Guard Jordin Canada and forward Monique Billings are both standout juniors for the Bruins. But does UCLA have enough to challenge UConn, especially in Bridgeport? Probably not.
The other regional semifinal there, though, could be quite a grudge match, again, that's if seeds hold. No. 2 Duke is led by guard Lexie Brown, who transferred from Maryland, which is the No. 3 seed. The Blue Devils are aching to show they are truly "back" after missing the NCAA field last year. The Terps want to prove they were underseeded and undervalued after tying for the Big Ten regular-season title and winning the conference tournament.
Maryland beat Duke in overtime in the 2006 NCAA final, one of the best championship games in women's tournament history. Their subsequent ACC rivalry got even more heated after that, and continued until the Terps left for the Big Ten.

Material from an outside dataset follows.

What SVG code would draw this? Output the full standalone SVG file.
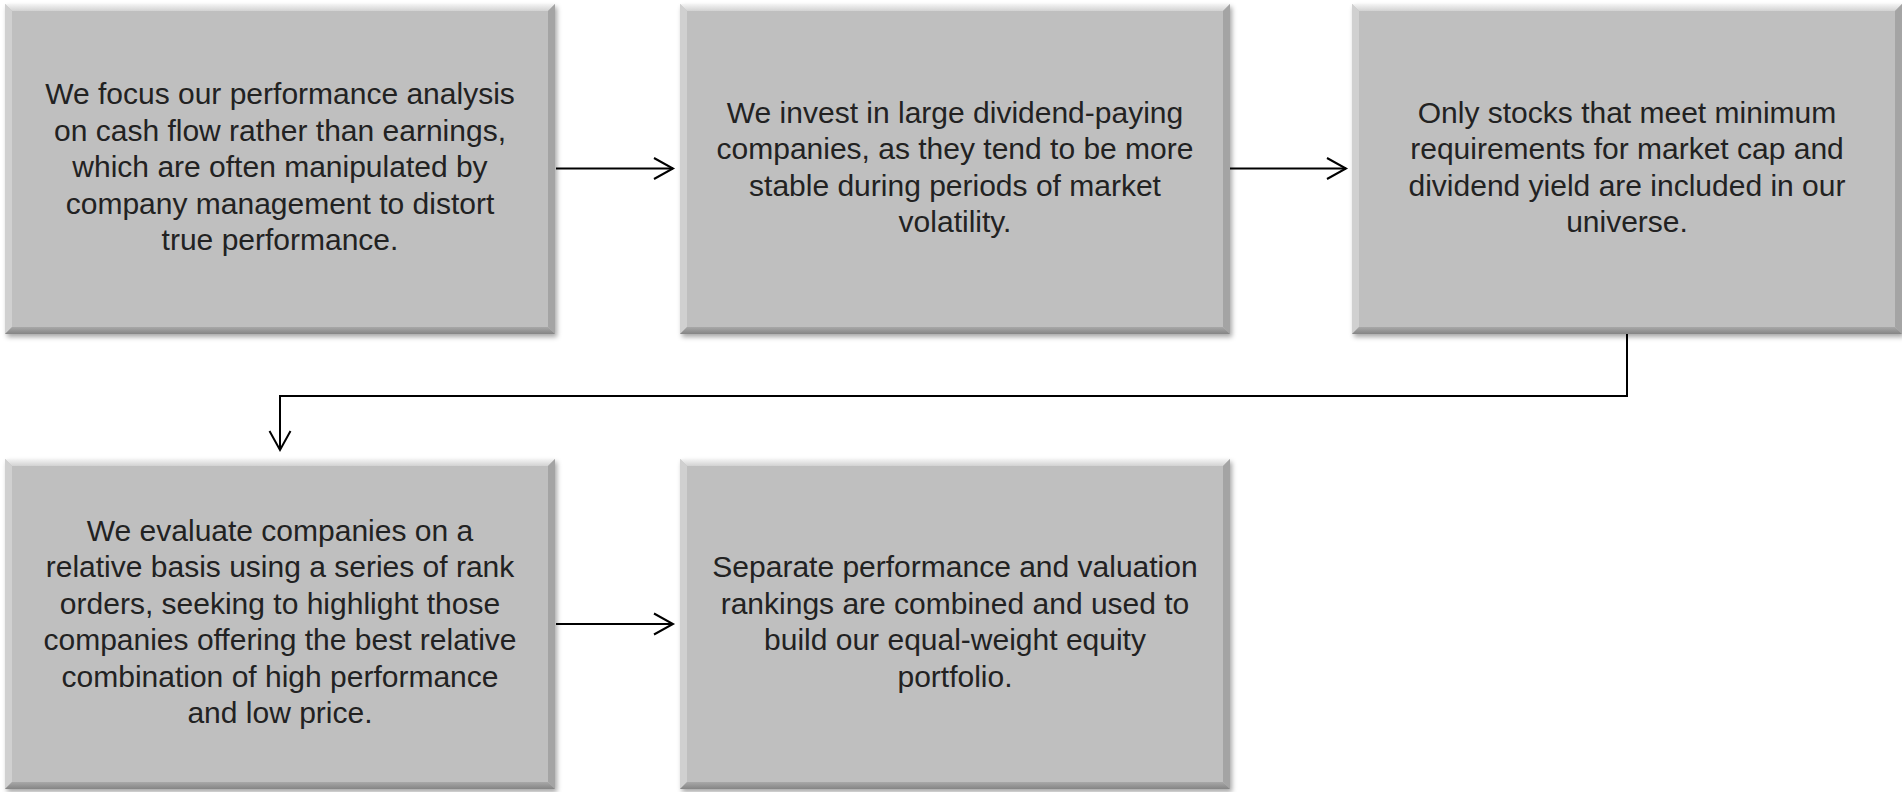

You've got to figure UConn fans will be rooting for Duke, big-time, if the Blue Devils face Maryland. The Terps, led by seniors Brionna Jones and Shatori Walker-Kimbrough, gave UConn a good battle back in December before falling 87-81.
Meanwhile, Duke hasn't given UConn a good battle in more than a decade. The Blue Devils, under then-coach Gail Goestenkors, beat the Huskies 63-61 in overtime in the 2006 Elite Eight in Bridgeport.
But in UConn's eight subsequent meetings with Duke -- between 2007 and 2014, all with Joanne P. McCallie as the Blue Devils coach -- the Huskies have won by an average of 28.6 points.
If UConn gets through Bridgeport and makes it to Dallas, then what might be the obstacles? Baylor actually played UConn well for much of their Nov. 17 meeting in Storrs; the score was tied 54-54 with 7:29 left. Then UConn took off, outscoring Baylor 16-2, and that was that. The Huskies won 72-61.
The Lady Bears have considerable size, led by 6-foot-7 Kalani Brown, and a lot of depth -- with or without senior guard Alexis Jones. But Baylor will be a tougher team to beat if Jones, who has a bone bruise, is able to play.
The other No. 1 seeds also lost this season to UConn: Notre Dame fell 72-61 at home in December, and South Carolina lost 66-55 at Storrs in February.
Of course, it might not be all No. 1 seeds in Dallas. Last year, UConn was the only top seed that made it to the Final Four.
But no matter how you predict it, the Huskies still come out as big, big favorites. Maybe not as big as last year, when it seemed inconceivable they could be beat. But they've kept their winning ways going and don't look as if they have any intention of stopping.